Cargo Rollovers Rise in October

ocean freight

Demand for ocean cargo surged through October as ocean carriers added nearly as much capacity as possible. The swelling demand to move containers and the lack of additional capacity has resulted in a wave of rolled cargo, with some carriers reportedly rolling as many as 1 in 3 shipments.

The rate of rolled cargo at transshipment ports increased in October to nearly 29%, up from almost 27% in September, and more than 22% in October 2019, according to figures in an emailed release from Ocean Insights.

The second-busiest port in the world, Port of Singapore, saw an increase in its ratio to more than 31% rolled cargo in October from more than 30% in September.

Some areas did see improvement, however, including the busiest port in the world, Port of Shanghai, which had its ratio improve to less than 23% in October from almost 26% in September.
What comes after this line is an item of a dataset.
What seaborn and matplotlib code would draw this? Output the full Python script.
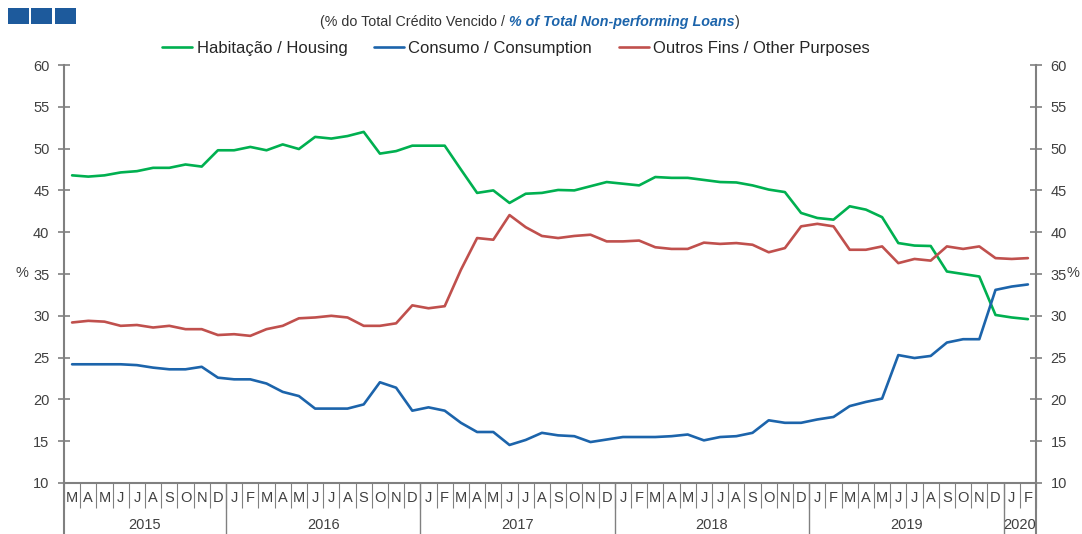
import seaborn as sns
import pandas as pd
import matplotlib.pyplot as plt
from matplotlib.patches import Rectangle
from matplotlib.transforms import blended_transform_factory

# Monthly data, Mar 2015 - Feb 2020 (% of total non-performing loans)
month_letters = (["M", "A", "M", "J", "J", "A", "S", "O", "N", "D"]
                 + ["J", "F", "M", "A", "M", "J", "J", "A", "S", "O", "N", "D"] * 4
                 + ["J", "F"])
years = ["2015", "2016", "2017", "2018", "2019", "2020"]
months_per_year = [10, 12, 12, 12, 12, 2]

housing = [46.8, 46.65, 46.8, 47.15, 47.3, 47.7, 47.7, 48.1, 47.85, 49.8,
           49.8, 50.2, 49.8, 50.5, 49.95, 51.4, 51.2, 51.5, 52.0, 49.4, 49.7, 50.35,
           50.35, 50.35, 47.5, 44.7, 45.0, 43.5, 44.6, 44.7, 45.05, 45.0, 45.5, 46.0,
           45.8, 45.6, 46.6, 46.5, 46.5, 46.25, 46.0, 45.95, 45.6, 45.1, 44.8, 42.3,
           41.7, 41.5, 43.1, 42.7, 41.8, 38.7, 38.4, 38.35, 35.3, 35.0, 34.7, 30.1,
           29.8, 29.6]
consumption = [24.2, 24.2, 24.2, 24.2, 24.1, 23.8, 23.6, 23.6, 23.9, 22.6,
               22.4, 22.4, 21.9, 20.9, 20.4, 18.9, 18.9, 18.9, 19.4, 22.05, 21.4, 18.65,
               19.05, 18.65, 17.2, 16.1, 16.1, 14.55, 15.15, 16.0, 15.7, 15.6, 14.9, 15.2,
               15.5, 15.5, 15.5, 15.6, 15.8, 15.1, 15.5, 15.6, 16.0, 17.5, 17.2, 17.2,
               17.6, 17.9, 19.2, 19.7, 20.1, 25.3, 24.95, 25.2, 26.8, 27.2, 27.2, 33.1,
               33.5, 33.75]
other = [29.2, 29.4, 29.3, 28.8, 28.9, 28.6, 28.8, 28.4, 28.4, 27.7,
         27.8, 27.6, 28.4, 28.8, 29.7, 29.8, 30.0, 29.8, 28.8, 28.8, 29.1, 31.25,
         30.9, 31.15, 35.5, 39.3, 39.1, 42.05, 40.6, 39.55, 39.3, 39.55, 39.7, 38.9,
         38.9, 39.0, 38.2, 38.0, 38.0, 38.75, 38.6, 38.7, 38.5, 37.6, 38.1, 40.7,
         41.0, 40.7, 37.9, 37.9, 38.3, 36.3, 36.8, 36.6, 38.3, 38.0, 38.3, 36.9,
         36.8, 36.9]

series_names = ["Habitação / Housing", "Consumo / Consumption", "Outros Fins / Other Purposes"]
colors = ["#00b050", "#1c64ab", "#c0504d"]

n = len(month_letters)
df = pd.DataFrame({
    "month": list(range(n)) * 3,
    "value": housing + consumption + other,
    "series": [series_names[0]] * n + [series_names[1]] * n + [series_names[2]] * n,
})

sns.set_style("white")
plt.rcParams["font.family"] = ["Liberation Sans", "DejaVu Sans"]

fig = plt.figure(figsize=(10.82, 5.34), dpi=100)
ax = fig.add_axes([64 / 1082, 1 - 483 / 534, (1036 - 64) / 1082, (483 - 65) / 534])

sns.lineplot(data=df, x="month", y="value", hue="series", hue_order=series_names,
             palette=colors, linewidth=1.9, ax=ax, legend=True)

grey = "#808080"
txt = "#404040"
ax.set_xlim(-0.5, n - 0.5)
ax.set_ylim(10, 60)
ax.set_yticks(range(10, 61, 5))
ax.set_xlabel("")
ax.set_ylabel("")

for side in ["left", "right", "bottom"]:
    ax.spines[side].set_visible(True)
    ax.spines[side].set_color(grey)
    ax.spines[side].set_linewidth(1.5)
ax.spines["top"].set_visible(False)

ax.tick_params(axis="y", which="major", direction="inout", length=9, width=1.2,
               color=grey, labelcolor=txt, labelsize=10.5, left=True, right=True,
               labelleft=True, labelright=True, pad=6)

# month letters as major ticks, separators as minor ticks
ax.set_xticks(range(n))
ax.set_xticklabels(month_letters)
ax.tick_params(axis="x", which="major", length=0, pad=6, labelsize=10.5, labelcolor=txt)
ax.set_xticks([i - 0.5 for i in range(n + 1)], minor=True)
ax.tick_params(axis="x", which="minor", direction="out", length=18, width=0.8,
               color=grey, bottom=True)

# year separators and year labels
trans = blended_transform_factory(ax.transData, fig.transFigure)
start = 0
bounds = [-0.5]
for y, m in zip(years, months_per_year):
    ax.text(start + (m - 1) / 2, 1 - 525 / 534, y, transform=trans, ha="center",
            va="center", fontsize=10.5, color=txt)
    start += m
    bounds.append(start - 0.5)
for b in bounds:
    ax.plot([b, b], [0, 1 - 483 / 534], transform=trans, color=grey,
            linewidth=1.5 if b in (-0.5, n - 0.5) else 1.0, clip_on=False)

fig.text(22 / 1082, 1 - 273 / 534, "%", ha="center", va="center", fontsize=10.5, color=txt)
fig.text(1073 / 1082, 1 - 273 / 534, "%", ha="center", va="center", fontsize=10.5, color=txt)

# legend
handles, labels = ax.get_legend_handles_labels()
ax.get_legend().remove()
fig.legend(handles, labels, loc="center", bbox_to_anchor=(516 / 1082, 1 - 48 / 534),
           ncol=3, frameon=False, fontsize=12, handlelength=1.8, handletextpad=0.25,
           columnspacing=1.6)

# subtitle with mixed styling
renderer = fig.canvas.get_renderer()
y_sub = 1 - 22 / 534
p1 = fig.text(0, y_sub, "(% do Total Crédito Vencido / ", fontsize=10.3, color="#333333",
              va="center", ha="left")
p2 = fig.text(0, y_sub, "% of Total Non-performing Loans", fontsize=10.3, color="#1c64ab",
              va="center", ha="left", fontweight="bold", fontstyle="italic")
p3 = fig.text(0, y_sub, ")", fontsize=10.3, color="#333333", va="center", ha="left")
w1 = p1.get_window_extent(renderer).width
w2 = p2.get_window_extent(renderer).width
w3 = p3.get_window_extent(renderer).width
x0 = 530 - (w1 + w2 + w3) / 2
p1.set_x(x0 / 1082)
p2.set_x((x0 + w1) / 1082)
p3.set_x((x0 + w1 + w2) / 1082)

# header squares
for x in [8, 31, 55]:
    fig.patches.append(Rectangle((x / 1082, 1 - 24 / 534), 21 / 1082, 16 / 534,
                                 transform=fig.transFigure, facecolor="#1d5a9c",
                                 edgecolor="none"))

fig.savefig("out.png", dpi=100)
Some trade specialists have pointed towards an import wave that has been building in momentum over the past few months, as retailers restock from low inventory levels, along with a surge of e-commerce shipments for those who have retained their purchasing power amidst the COVID-19 pandemic.

U.S. exporters have voiced frustration with this fact in recent weeks, saying ocean carriers are moving empty containers back to Asia rather than wait for agricultural exports.

With government regulators seemingly unable to rein in the power of the global shipping lines, it could seem that shippers don’t have much power to avoid rolled cargo.